§ TO DO
Repeat the material exactly from its first line to the line that includes "from matplotlib.ticker import FixedLocator". Skip pictures.

§ EXERCISE MATERIALS
::::::
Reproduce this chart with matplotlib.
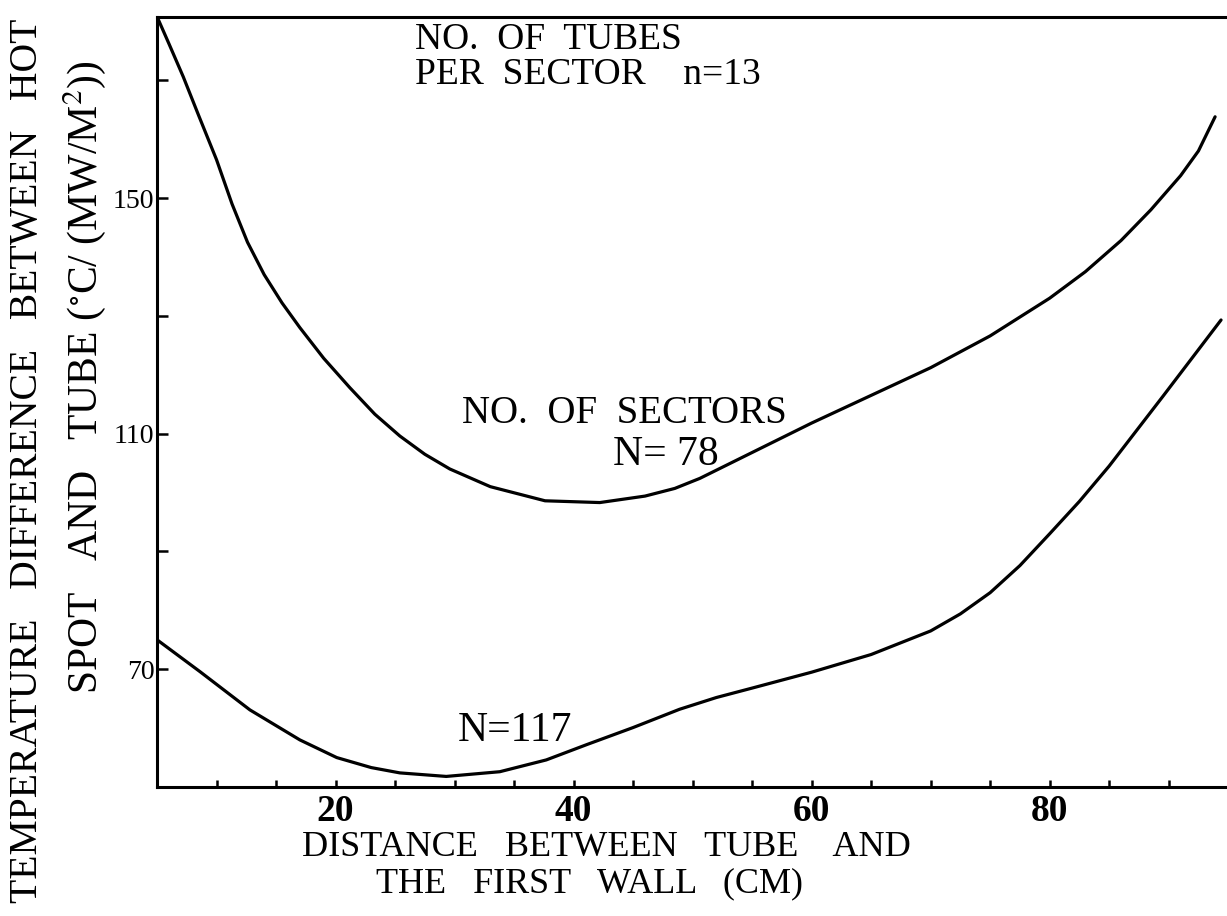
import numpy as np
import matplotlib
matplotlib.use('Agg')
import matplotlib.pyplot as plt
from matplotlib.ticker import FixedLocator

# distance between tube and first wall (cm) vs hot spot temperature difference
dist_78 = [5, 6, 7.2, 8.5, 10, 11.3, 12.6, 14, 15.5, 17, 19, 21.2, 23.3, 25.4,
           27.5, 29.6, 33, 37.6, 42.2, 46, 48.5, 50.6, 55, 60, 65, 70, 75, 80,
           83, 86, 88.5, 91, 92.5, 93.9]
temp_78 = [180.8, 176.2, 170.6, 164.0, 156.5, 149.0, 142.5, 137.0, 132.2, 128.0,
           122.8, 117.8, 113.3, 109.6, 106.5, 104.0, 101.0, 98.6, 98.3, 99.4,
           100.7, 102.4, 106.8, 111.8, 116.5, 121.2, 126.6, 133.0, 137.5, 142.8,
           148.0, 153.8, 158.0, 163.8]

dist_117 = [5, 8.6, 12.8, 17, 20.1, 23, 25.4, 29.3, 33.8, 37.7, 41.1, 45, 48.9,
            52, 55, 60, 65, 70, 72.5, 75, 77.5, 80, 82.5, 85, 89.5, 94.4]
temp_117 = [75.0, 69.6, 63.1, 58.0, 55.0, 53.3, 52.4, 51.8, 52.6, 54.6, 57.2,
            60.1, 63.2, 65.2, 66.8, 69.5, 72.5, 76.5, 79.4, 83.0, 87.6, 93.0,
            98.5, 104.5, 116.3, 129.3]

xmajor = [20, 40, 60, 80]
xminor = [10, 15, 25, 30, 35, 45, 50, 55, 65, 70, 75, 85, 90]
ymajor = [70, 110, 150]
yminor = [90, 130, 170]

plt.rcParams['font.family'] = ['Liberation Serif', 'DejaVu Serif']
plt.rcParams['mathtext.fontset'] = 'stix'

fig = plt.figure(figsize=(12.27, 9.16), dpi=100)
ax = fig.add_axes([0.128, 0.1408, 0.872, 0.841])

ax.plot(dist_78, temp_78, 'k', lw=2.3, solid_capstyle='round')
ax.plot(dist_117, temp_117, 'k', lw=2.3, solid_capstyle='round')

ax.set_xlim([5, 94.9])
ax.set_ylim([50, 180.8])

for s in ['left', 'bottom', 'top']:
    ax.spines[s].set_linewidth(2.2)
ax.spines['right'].set_visible(False)

ax.xaxis.set_major_locator(FixedLocator(xmajor))
ax.xaxis.set_minor_locator(FixedLocator(xminor))
ax.yaxis.set_major_locator(FixedLocator(ymajor))
ax.yaxis.set_minor_locator(FixedLocator(yminor))
ax.set_xticklabels([str(v) for v in xmajor], fontsize=27, fontweight='bold')
ax.set_yticklabels([str(v) for v in ymajor], fontsize=20)
ax.tick_params(axis='x', which='both', direction='in', length=5, width=1.8, pad=5)
ax.tick_params(axis='y', which='both', direction='in', length=8, width=1.8, pad=2)
ax.tick_params(top=False, right=False)

# curve annotations
ax.text(26.7, 176.9, 'NO.  OF  TUBES', fontsize=27, va='center', ha='left')
ax.text(26.7, 171.0, 'PER  SECTOR    n=13', fontsize=27, va='center', ha='left')
ax.text(30.6, 113.4, 'NO.  OF  SECTORS', fontsize=28, va='center', ha='left')
ax.text(43.3, 106.4, 'N= 78', fontsize=30, va='center', ha='left')
ax.text(30.3, 59.6, 'N=117', fontsize=30, va='center', ha='left')

# axis titles, two lines each
fig.text(606/1227, 1-847/916, 'DISTANCE   BETWEEN   TUBE    AND',
         fontsize=26, ha='center', va='center')
fig.text(590/1227, 1-884/916, 'THE   FIRST   WALL   (CM)',
         fontsize=26, ha='center', va='center')
fig.text(28/1227, 1-461/916, 'TEMPERATURE   DIFFERENCE   BETWEEN   HOT',
         fontsize=28.5, ha='center', va='center', rotation=90)
fig.text(85/1227, 1-377/916, 'SPOT   AND   TUBE ($^{\\circ}$C/ (MW/M$^{2}$))',
         fontsize=30, ha='center', va='center', rotation=90)

fig.savefig('out.png', dpi=100)
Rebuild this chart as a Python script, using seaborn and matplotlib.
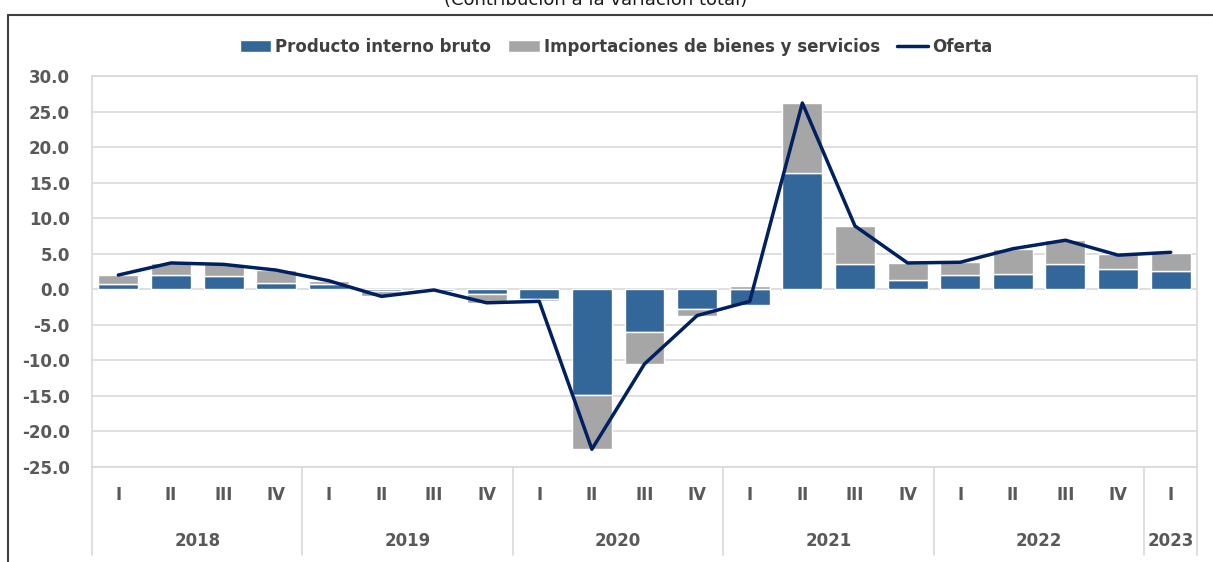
import numpy as np
import pandas as pd
import seaborn as sns
import matplotlib.pyplot as plt
from matplotlib.patches import Patch
from matplotlib.lines import Line2D

years = ["2018", "2019", "2020", "2021", "2022", "2023"]
quarters = ["I", "II", "III", "IV"] * 5 + ["I"]
periods = [y + "-" + q for y in years[:5] for q in ["I", "II", "III", "IV"]] + ["2023-I"]

pib = [0.7, 2.0, 1.9, 0.9, 0.7, -0.2, -0.2, -0.7, -1.3, -14.9, -6.0, -2.8,
       -2.2, 16.3, 3.5, 1.3, 2.0, 2.2, 3.5, 2.9, 2.6]
importaciones = [1.3, 1.7, 1.6, 1.8, 0.5, -0.8, 0.1, -1.2, -0.4, -7.6, -4.5, -0.9,
                 0.5, 9.9, 5.4, 2.4, 1.8, 3.5, 3.4, 2.0, 2.5]
oferta = [2.0, 3.7, 3.5, 2.7, 1.2, -1.0, -0.1, -1.9, -1.7, -22.5, -10.5, -3.7,
          -1.7, 26.2, 8.9, 3.7, 3.8, 5.7, 6.9, 4.8, 5.2]

azul = "#336699"
gris = "#A6A6A6"
navy = "#002060"
texto = "#595959"

sns.set_style("white")
plt.rcParams["font.family"] = ["DejaVu Sans"]

df = pd.DataFrame({"periodo": periods, "pib": pib, "imp": importaciones, "oferta": oferta})

fig = plt.figure(figsize=(12.13, 5.62), dpi=100)
ax = fig.add_axes([92 / 1213, 1 - 467 / 562, (1197 - 92) / 1213, (467 - 76) / 562])

# stacked bars like excel: positives go up, negatives go down
pib_arr = np.array(pib)
imp_arr = np.array(importaciones)
bottom = np.where(imp_arr >= 0, np.maximum(pib_arr, 0), np.minimum(pib_arr, 0))

sns.barplot(data=df, x="periodo", y="pib", color=azul, saturation=1,
            width=0.76, ax=ax, zorder=2)
ax.bar(np.arange(len(periods)), imp_arr, bottom=bottom, width=0.76,
       color=gris, zorder=2)
sns.lineplot(x=np.arange(len(periods)), y=df["oferta"], color=navy,
             linewidth=2.5, ax=ax, zorder=3)

ax.set_xlim(-0.5, len(periods) - 0.5)
ax.set_ylim(-25, 30)
ax.set_yticks(np.arange(-25, 31, 5))
ax.set_yticklabels([f"{v:.1f}" for v in np.arange(-25, 31, 5)],
                   fontsize=12, fontweight="bold", color=texto)
ax.yaxis.grid(True, color="#D9D9D9", linewidth=1.2, zorder=0)
ax.set_axisbelow(True)
ax.tick_params(axis="y", length=0, pad=16)
ax.set_xlabel("")
ax.set_ylabel("")

for s in ax.spines.values():
    s.set_color("#D9D9D9")
    s.set_linewidth(1.2)

# two level category axis
ax.set_xticks(np.arange(len(periods)))
ax.set_xticklabels(quarters, fontsize=12, fontweight="bold", color=texto)
ax.tick_params(axis="x", length=0, pad=14)

trans = ax.get_xaxis_transform()
bounds = [-0.5, 3.5, 7.5, 11.5, 15.5, 19.5, 20.5]
for b in bounds:
    ax.plot([b, b], [0, -0.225], transform=trans, color="#D9D9D9",
            linewidth=1.2, clip_on=False)
for i, y in enumerate(years):
    mid = (bounds[i] + bounds[i + 1]) / 2
    ax.text(mid, -0.19, y, transform=trans, ha="center", va="center",
            fontsize=12, fontweight="bold", color=texto)

# legend
handles = [Patch(facecolor=azul), Patch(facecolor=gris),
           Line2D([0], [0], color=navy, linewidth=2.5)]
labels = ["Producto interno bruto", "Importaciones de bienes y servicios", "Oferta"]
leg = fig.legend(handles, labels, loc="center", bbox_to_anchor=(0.508, 1 - 47 / 562),
                 ncol=3, frameon=False, handlelength=1.9, handletextpad=0.25,
                 columnspacing=1.0, prop={"size": 12, "weight": "bold"})
for t in leg.get_texts():
    t.set_color("#404040")

# outer frame and title (cut at the top edge, as in the source)
fig.add_artist(Line2D([8 / 1213, 8 / 1213], [0, 1 - 15 / 562], color="#404040", linewidth=1.5))
fig.add_artist(Line2D([8 / 1213, 1], [1 - 15 / 562, 1 - 15 / 562], color="#404040", linewidth=1.5))
fig.text(0.491, 1 - 5 / 562, "(Contribución a la variación total)", ha="center",
         va="baseline", fontsize=13, color="#1a1a1a")

plt.savefig("out.png", dpi=100)
plt.close()
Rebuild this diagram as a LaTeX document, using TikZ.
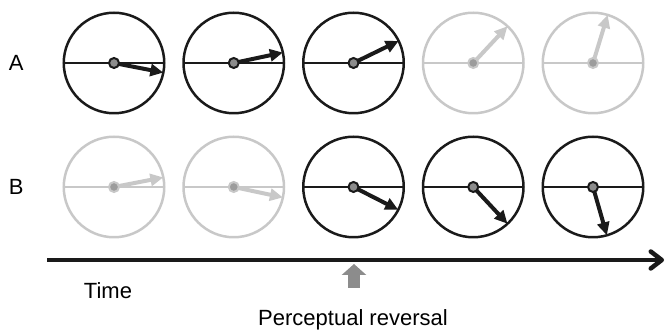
\documentclass[tikz,border=0pt]{standalone}
\usepackage{fontspec}
\setmainfont{Liberation Sans}
\usepackage{tikz}
\usetikzlibrary{positioning, arrows.meta}
\usepackage{xcolor}
\definecolor{fadegray}{HTML}{C8C8C8}
\definecolor{hubgray}{HTML}{8C8C8C}
\definecolor{hubfade}{HTML}{9C9C9C}
\definecolor{dialblack}{HTML}{1A1A1A}

\tikzset{
	dial/.style={circle, draw=dialblack, line width=2.5pt,
		minimum size=100.5pt, inner sep=0pt, outer sep=0pt},
	hub/.style={circle, draw=dialblack, line width=2pt, fill=hubgray,
		minimum size=10pt, inner sep=0pt},
	hand/.style={line width=4pt, -{Triangle[length=13pt,width=12pt]}},
	label/.style={inner sep=0pt}
}

\begin{document}
\begin{tikzpicture}[x=1pt, y=1pt, font=\fontsize{22}{26}\selectfont]
	\useasboundingbox (0,0) rectangle (667,331);
    % Add the dials
		\node[dial] (a1) at (114,268) {};
		\node[dial,
			right=19.25pt of a1
			] (a2) {};
		\node[dial,
			right=19.25pt of a2
			] (a3) {};
		\node[dial,
			right=19.25pt of a3,
			draw=fadegray
			] (a4) {};
		\node[dial,
			right=19.25pt of a4,
			draw=fadegray
			] (a5) {};
		\node[dial,
			below=23.5pt of a1,
			draw=fadegray
			] (b1) {};
		\node[dial,
			below=23.5pt of a2,
			draw=fadegray
			] (b2) {};
		\node[dial,
			below=23.5pt of a3
			] (b3) {};
		\node[dial,
			below=23.5pt of a4
			] (b4) {};
		\node[dial,
			below=23.5pt of a5
			] (b5) {};
		\node[label] (labA) [left=40pt of a1] {A};
		\node[label] (labB) [left=40pt of b1] {B};

	% horizon lines
		\draw[line width=1.5pt, dialblack]
			(a1.west) edge (a1.east)
			(a2.west) edge (a2.east)
			(a3.west) edge (a3.east)
			(a4.west) edge[fadegray] (a4.east)
			(a5.west) edge[fadegray] (a5.east)
			(b1.west) edge[fadegray] (b1.east)
			(b2.west) edge[fadegray] (b2.east)
			(b3.west) edge (b3.east)
			(b4.west) edge (b4.east)
			(b5.west) edge (b5.east)
			;

	% hands
		\draw[dialblack]
			(a1.center) edge[hand] (a1.-11)
			(a2.center) edge[hand] (a2.12)
			(a3.center) edge[hand] (a3.26)
			(a4.center) edge[hand, fadegray] (a4.47)
			(a5.center) edge[hand, fadegray] (a5.73)
			(b1.center) edge[hand, fadegray] (b1.11)
			(b2.center) edge[hand, fadegray] (b2.-12)
			(b3.center) edge[hand] (b3.-27)
			(b4.center) edge[hand] (b4.-47)
			(b5.center) edge[hand] (b5.-74)
			;

		\node[hub] (a1h) at (a1.center) {};
		\node[hub] (a2h) at (a2.center) {};
		\node[hub] (a3h) at (a3.center) {};
		\node[hub, draw=fadegray, fill=hubfade] (a4h) at (a4.center) {};
		\node[hub, draw=fadegray, fill=hubfade] (a5h) at (a5.center) {};
		\node[hub, draw=fadegray, fill=hubfade] (b1h) at (b1.center) {};
		\node[hub, draw=fadegray, fill=hubfade] (b2h) at (b2.center) {};
		\node[hub] (b3h) at (b3.center) {};
		\node[hub] (b4h) at (b4.center) {};
		\node[hub] (b5h) at (b5.center) {};

	% time axis
		\coordinate (t0) at (47,71);
		\coordinate (t1) at (664,71);
		\draw[line width=4.5pt, dialblack,
			-{Straight Barb[length=11pt, width=17pt, line cap=round, line join=round]}]
			(t0) -- (t1);
		\node[label] (time) at (108,40) {Time};

	% reversal marker
		\coordinate (revtip) at (354,67);
		\coordinate (revend) at (354,43);
		\draw[line width=12.7pt, hubgray,
			-{Triangle[length=11pt, width=24pt]}]
			(revend) -- (revtip);
		\node[label, anchor=base] (rev) at (353,5) {Perceptual reversal};
\end{tikzpicture}
\end{document}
::::::
§ FULL OUTPUT
Reproduce this chart with matplotlib.
import numpy as np
import matplotlib
matplotlib.use('Agg')
import matplotlib.pyplot as plt
from matplotlib.ticker import FixedLocator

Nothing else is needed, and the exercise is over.